2006-10-22 05:41:51 · answer #7 · answered by zeldieuk2002 5 · 0 0

Um well its all acording if you have a lady at the moment and she wants kids?? If you just are thinking about the idea i mean you can at any time right your a man. I mean you can have a career as well as having kids not so many hours maybe but still have one. I have a 4 month old and i work part time so im not totally giving everything up. Dont just have them cos you feel you have to

2006-10-22 07:31:46 · answer #8 · answered by angel_00_uk 2 · 0 0

Being a parent is a *huge* job. Your life gets completely re-routed. All of a sudden everything centers around your child. Although that may seem horrible to you, it is the most rewarding thing you can do in your life. I became pregnant at the age of 20. Talk about not wanting to give things up, like youth, freedom, bad (yet fun) habits, etc. For me giving up whatever I had to, was 100% worth it. There is no love like the love for one's child. That being said, there are people who should not be parents. There is a "switch" that goes off in a person's head when he/she becomes a parent. This switch changes the focus of your life. Some people's switch is broken. Only you can determine that.
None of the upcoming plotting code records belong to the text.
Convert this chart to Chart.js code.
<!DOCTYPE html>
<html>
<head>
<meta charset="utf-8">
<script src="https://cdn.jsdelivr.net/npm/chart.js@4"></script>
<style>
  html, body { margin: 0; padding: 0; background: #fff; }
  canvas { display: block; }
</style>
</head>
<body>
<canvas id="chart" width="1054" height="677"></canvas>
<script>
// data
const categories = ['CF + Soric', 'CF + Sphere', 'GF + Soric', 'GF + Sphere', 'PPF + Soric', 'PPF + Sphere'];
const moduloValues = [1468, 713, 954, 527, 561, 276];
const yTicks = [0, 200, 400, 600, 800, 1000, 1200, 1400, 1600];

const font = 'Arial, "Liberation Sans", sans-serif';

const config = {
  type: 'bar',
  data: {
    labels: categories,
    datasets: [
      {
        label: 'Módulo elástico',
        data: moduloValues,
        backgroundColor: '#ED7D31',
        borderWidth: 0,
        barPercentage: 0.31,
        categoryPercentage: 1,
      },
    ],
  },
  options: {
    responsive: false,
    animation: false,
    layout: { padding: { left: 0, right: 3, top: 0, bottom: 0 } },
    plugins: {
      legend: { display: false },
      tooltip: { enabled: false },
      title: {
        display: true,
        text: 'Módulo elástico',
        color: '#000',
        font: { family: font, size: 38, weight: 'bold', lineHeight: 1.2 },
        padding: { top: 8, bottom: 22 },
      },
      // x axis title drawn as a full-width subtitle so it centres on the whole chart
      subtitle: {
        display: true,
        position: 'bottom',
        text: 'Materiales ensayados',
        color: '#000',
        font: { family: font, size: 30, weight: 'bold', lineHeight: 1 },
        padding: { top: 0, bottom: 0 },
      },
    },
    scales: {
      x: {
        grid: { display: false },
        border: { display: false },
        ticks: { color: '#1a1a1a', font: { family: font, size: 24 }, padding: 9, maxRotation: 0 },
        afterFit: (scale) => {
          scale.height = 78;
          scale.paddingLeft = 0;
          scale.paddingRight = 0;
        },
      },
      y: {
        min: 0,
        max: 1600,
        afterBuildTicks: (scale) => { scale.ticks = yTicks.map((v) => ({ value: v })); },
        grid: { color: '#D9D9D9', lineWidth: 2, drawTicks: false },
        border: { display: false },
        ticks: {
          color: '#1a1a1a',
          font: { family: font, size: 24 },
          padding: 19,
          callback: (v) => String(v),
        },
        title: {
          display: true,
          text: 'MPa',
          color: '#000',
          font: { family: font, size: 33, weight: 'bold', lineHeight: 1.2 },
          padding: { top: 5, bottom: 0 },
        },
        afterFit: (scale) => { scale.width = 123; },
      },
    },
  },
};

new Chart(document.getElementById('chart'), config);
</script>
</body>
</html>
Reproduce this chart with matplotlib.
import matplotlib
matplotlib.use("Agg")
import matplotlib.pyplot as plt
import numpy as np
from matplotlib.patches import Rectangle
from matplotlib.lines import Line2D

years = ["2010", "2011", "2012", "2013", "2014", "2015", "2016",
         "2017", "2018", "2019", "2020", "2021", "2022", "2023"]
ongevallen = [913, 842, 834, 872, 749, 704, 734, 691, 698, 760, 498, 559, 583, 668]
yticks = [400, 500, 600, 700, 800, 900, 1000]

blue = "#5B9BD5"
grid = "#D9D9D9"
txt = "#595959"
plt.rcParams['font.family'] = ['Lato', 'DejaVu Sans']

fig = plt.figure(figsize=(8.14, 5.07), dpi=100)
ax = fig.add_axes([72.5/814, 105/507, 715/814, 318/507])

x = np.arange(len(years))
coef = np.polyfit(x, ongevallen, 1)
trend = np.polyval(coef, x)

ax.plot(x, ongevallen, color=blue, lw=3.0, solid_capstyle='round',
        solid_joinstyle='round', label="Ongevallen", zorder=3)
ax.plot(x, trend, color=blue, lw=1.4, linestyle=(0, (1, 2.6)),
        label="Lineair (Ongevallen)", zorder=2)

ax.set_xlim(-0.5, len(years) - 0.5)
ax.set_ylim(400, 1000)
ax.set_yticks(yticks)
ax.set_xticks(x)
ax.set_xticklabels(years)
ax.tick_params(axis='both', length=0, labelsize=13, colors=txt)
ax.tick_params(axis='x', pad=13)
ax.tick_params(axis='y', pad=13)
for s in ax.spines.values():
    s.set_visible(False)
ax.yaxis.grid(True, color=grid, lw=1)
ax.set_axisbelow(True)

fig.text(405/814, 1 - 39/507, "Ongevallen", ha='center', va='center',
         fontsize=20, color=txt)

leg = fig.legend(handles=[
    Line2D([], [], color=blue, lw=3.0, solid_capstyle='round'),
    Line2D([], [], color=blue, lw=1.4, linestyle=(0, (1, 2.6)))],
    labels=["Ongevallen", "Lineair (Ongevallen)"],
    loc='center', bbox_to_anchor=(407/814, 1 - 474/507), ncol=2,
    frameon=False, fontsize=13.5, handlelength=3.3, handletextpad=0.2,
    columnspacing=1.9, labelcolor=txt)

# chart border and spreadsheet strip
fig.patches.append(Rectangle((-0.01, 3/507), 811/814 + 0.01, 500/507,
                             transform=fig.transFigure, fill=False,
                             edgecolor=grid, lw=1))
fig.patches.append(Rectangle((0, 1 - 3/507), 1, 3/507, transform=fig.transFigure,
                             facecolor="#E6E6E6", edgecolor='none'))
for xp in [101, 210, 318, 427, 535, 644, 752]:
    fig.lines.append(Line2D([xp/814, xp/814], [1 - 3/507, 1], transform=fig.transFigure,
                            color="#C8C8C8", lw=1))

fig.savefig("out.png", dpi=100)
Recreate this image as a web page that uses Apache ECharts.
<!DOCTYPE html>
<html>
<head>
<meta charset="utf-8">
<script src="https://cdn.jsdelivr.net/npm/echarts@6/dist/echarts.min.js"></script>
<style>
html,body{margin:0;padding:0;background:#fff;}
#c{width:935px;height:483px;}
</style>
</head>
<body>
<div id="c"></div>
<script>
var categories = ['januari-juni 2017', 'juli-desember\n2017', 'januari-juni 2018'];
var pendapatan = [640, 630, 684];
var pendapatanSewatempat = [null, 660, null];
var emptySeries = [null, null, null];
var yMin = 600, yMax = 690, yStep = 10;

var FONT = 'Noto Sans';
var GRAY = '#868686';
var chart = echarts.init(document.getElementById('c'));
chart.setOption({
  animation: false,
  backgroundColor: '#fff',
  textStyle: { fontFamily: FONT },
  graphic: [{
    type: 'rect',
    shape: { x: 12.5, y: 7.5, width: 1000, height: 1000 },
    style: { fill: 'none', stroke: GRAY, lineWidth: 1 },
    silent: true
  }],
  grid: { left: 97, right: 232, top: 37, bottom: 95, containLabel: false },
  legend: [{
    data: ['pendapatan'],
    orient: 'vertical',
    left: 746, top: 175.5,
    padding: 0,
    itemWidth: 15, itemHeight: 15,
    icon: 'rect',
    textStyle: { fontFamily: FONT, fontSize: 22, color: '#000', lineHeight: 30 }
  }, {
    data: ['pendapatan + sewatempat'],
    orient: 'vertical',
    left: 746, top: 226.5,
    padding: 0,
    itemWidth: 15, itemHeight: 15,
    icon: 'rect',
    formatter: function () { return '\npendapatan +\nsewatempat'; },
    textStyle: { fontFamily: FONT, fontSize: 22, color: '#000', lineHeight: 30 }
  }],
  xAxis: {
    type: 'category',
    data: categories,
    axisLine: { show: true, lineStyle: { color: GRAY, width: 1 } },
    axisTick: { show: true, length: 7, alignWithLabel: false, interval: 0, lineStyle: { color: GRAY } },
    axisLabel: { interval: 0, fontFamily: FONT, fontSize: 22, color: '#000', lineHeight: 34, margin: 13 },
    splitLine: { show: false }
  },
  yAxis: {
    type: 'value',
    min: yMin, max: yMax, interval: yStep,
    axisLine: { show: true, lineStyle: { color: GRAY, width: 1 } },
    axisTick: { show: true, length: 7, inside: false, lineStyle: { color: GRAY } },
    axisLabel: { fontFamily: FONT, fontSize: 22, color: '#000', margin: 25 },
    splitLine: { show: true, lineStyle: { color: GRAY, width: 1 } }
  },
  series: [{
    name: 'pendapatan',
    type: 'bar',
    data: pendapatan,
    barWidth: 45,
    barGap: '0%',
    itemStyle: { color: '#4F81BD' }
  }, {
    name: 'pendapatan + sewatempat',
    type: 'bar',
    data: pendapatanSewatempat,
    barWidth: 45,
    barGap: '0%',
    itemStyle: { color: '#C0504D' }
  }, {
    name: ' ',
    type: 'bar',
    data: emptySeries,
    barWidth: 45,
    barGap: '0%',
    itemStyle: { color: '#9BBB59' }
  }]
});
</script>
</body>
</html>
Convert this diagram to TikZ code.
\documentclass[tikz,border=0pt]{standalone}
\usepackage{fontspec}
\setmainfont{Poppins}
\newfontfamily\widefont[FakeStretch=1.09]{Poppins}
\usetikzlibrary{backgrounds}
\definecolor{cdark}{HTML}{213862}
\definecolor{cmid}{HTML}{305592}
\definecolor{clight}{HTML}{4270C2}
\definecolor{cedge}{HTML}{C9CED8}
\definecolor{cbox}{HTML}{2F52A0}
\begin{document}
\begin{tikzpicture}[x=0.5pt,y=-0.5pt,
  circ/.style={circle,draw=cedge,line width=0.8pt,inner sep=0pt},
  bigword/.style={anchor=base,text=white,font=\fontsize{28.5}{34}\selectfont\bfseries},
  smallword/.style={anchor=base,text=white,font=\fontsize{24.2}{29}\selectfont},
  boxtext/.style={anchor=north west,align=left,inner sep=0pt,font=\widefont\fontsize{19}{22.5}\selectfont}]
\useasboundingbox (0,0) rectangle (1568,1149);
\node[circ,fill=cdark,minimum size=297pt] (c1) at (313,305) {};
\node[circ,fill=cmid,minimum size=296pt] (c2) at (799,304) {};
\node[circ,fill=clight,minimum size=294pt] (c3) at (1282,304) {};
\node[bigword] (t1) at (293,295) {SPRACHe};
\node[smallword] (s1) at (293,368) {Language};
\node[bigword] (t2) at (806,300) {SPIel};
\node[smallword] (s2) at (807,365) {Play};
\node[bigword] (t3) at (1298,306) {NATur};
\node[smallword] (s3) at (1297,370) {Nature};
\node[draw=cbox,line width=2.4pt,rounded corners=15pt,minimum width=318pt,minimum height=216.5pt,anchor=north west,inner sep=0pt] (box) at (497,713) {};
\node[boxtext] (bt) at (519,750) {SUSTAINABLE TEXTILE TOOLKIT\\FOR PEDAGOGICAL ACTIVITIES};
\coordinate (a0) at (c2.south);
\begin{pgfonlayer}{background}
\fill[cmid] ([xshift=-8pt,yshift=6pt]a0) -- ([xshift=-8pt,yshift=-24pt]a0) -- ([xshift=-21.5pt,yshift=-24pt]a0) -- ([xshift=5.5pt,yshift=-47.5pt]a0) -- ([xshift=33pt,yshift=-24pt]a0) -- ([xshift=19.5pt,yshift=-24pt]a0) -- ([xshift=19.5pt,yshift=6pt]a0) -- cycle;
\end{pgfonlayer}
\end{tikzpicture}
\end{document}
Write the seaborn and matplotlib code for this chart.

2006-10-22 05:33:17 · answer #9 · answered by Anonymous · 1 0

You don't really need to plan for that, hopefully it will just come along when it's meant to. Even if you are totally career-minded (like my partner) you will find that having children enriches your life in a way that you never thought possible. You'll just fit it in with everything else. You seem like an intelligent guy, with a good personality-shame not to pass it on! Oh, and don't worry about what you may have to give up-it's worth it.

2006-10-22 05:46:51 · answer #10 · answered by Twisty 4 · 0 0

No, don't become a father now. It sounds like you really don't want to deal with kids, and you have to sacrifice a TON. It would be better if you wait until you want to take care of children, and actually can. Don't make your life, the mom's life, and the kids' life something that you regret doing.